How Employee Engagement And Diversity Are Tied Together
Employee engagement is an issue that has long plagued employers, and no one company has yet identified a solution that will work for all. Despite this, recent research has found that diversity among employees often goes hand-in-hand with improved employee engagement.
Diversity is so much more than hitting quotas of employees with certain demographic characteristics. It is a driver of your company’s success. For example:
# a Gallup study found gender diversity predicted the financial success of business units in different companies.
# a McKinsey study found companies in the top quartile for ethnic and racial diversity in management were 35% more likely to have financial returns above their industry mean.
Similarly, employee engagement is important to your organization’s health.
# disengaged employees cost American companies an estimated $480-$600 billion a year in lost productivity.
# highly disengaged employees, which make up about 17% of the workforce, undermine the productivity of their colleagues in addition to having lower productivity themselves.
Diversity and engagement together are a powerful combination. Consider:
# the combination of employee engagement and gender diversity results in 46% to 58% higher financial performance for business units with above average engagement and gender diversity.
If you’re considering employee engagement without considering workplace diversity, you’re only considering part of the picture. To significantly improve employee engagement requires examining diversity and inclusion at your company, too.
Trust: The Secret Ingredient
What accounts for the relationship between diversity and employee engagement? In a word: trust.
Researchers have found that trust accounts for a large part of the relationship between diversity practices and employee engagement. Put another way, if employees do not trust their managers or their company, diversity alone will not increase employee engagement. But when trust is added to the equation, employee engagement improves.
Trust is like yeast. The raw ingredients of flour, oil and water alone are not enough to create something from dough; it takes yeast to make the dough rise and form bread. Similarly, diversity practices will not be able to improve employee engagement without trust.
Building trust with your employees requires going beyond diversity practices to true inclusion for all employees at your company. Recruitment practices that target minority groups are not enough; rather, diversity and inclusion must be baked in to the entire organization and the entire employee lifecycle, for all employees.
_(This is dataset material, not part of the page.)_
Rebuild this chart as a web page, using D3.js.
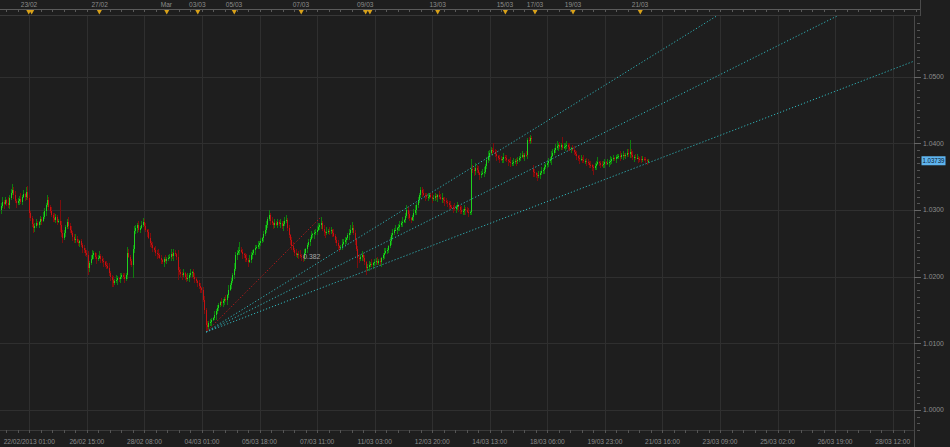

Think of it this way: diversity is about who you hire, and inclusion is about a culture of trust and valuing employees. Gallup research has found that the elements most strongly connected to employee perceptions of inclusivity are that someone “cares about me as a person” and “my opinions seem to count.”
Reaping the benefits of diversity at your company requires building a culture of trust and inclusion.
Promoting Diversity and Inclusion in Your Workplace
So how can your company promote diversity and inclusion at your workplace? Again, remember that inclusivity is about meeting all your employees’ needs and making them feel valued. Everyone needs to feel truly welcomed, appreciated and safe in their workplace.
This will look different in every company, but broadly, inclusion initiatives encompass:
# Workplace flexibility. Are modified work schedules an option to suit employees’ needs where appropriate? Are employees able to work from home, or bring their children into work occasionally if childcare isn’t available?
# The physical space. Are people with physical impairments, such as visual or mobility impairments, accommodated in the physical layout of the workplace and in the tools they use to work?
# Health and wellness programs. Is employee wellness taken seriously, or are employees regularly exposed to conditions that put their health at risk? Do managers take care not to contribute to employee burnout?
# Does company leadership demonstrate, in word and deed, the importance of inclusion and wellness at the office? Do employees from different religious or cultural backgrounds feel they can celebrate and share their religious or cultural practices? Are different perspectives, communication styles, and ways of working perceived as valid or nuisances?
# HR practices. Are there plans and protocols in place for when employees disclose a pregnancy, a chronic condition or illness, an ill family member, or other major life events? Are accommodations provided equitably among employees?
As you can see, this type of inclusion extends far beyond the realm of HR. It requires all departments and all levels of management to make a company truly inclusive. There are no ways to cut corners around this: if the point is to build a workplace where all employees feel supported and able to trust their managers, then all managers in the company need to take inclusivity seriously.
If your company has an employee engagement problem, consider examining how diverse and inclusive it is. By building trust through inclusivity, you could boost your employee engagement significantly, ultimately leading to a happier, more productive workplace.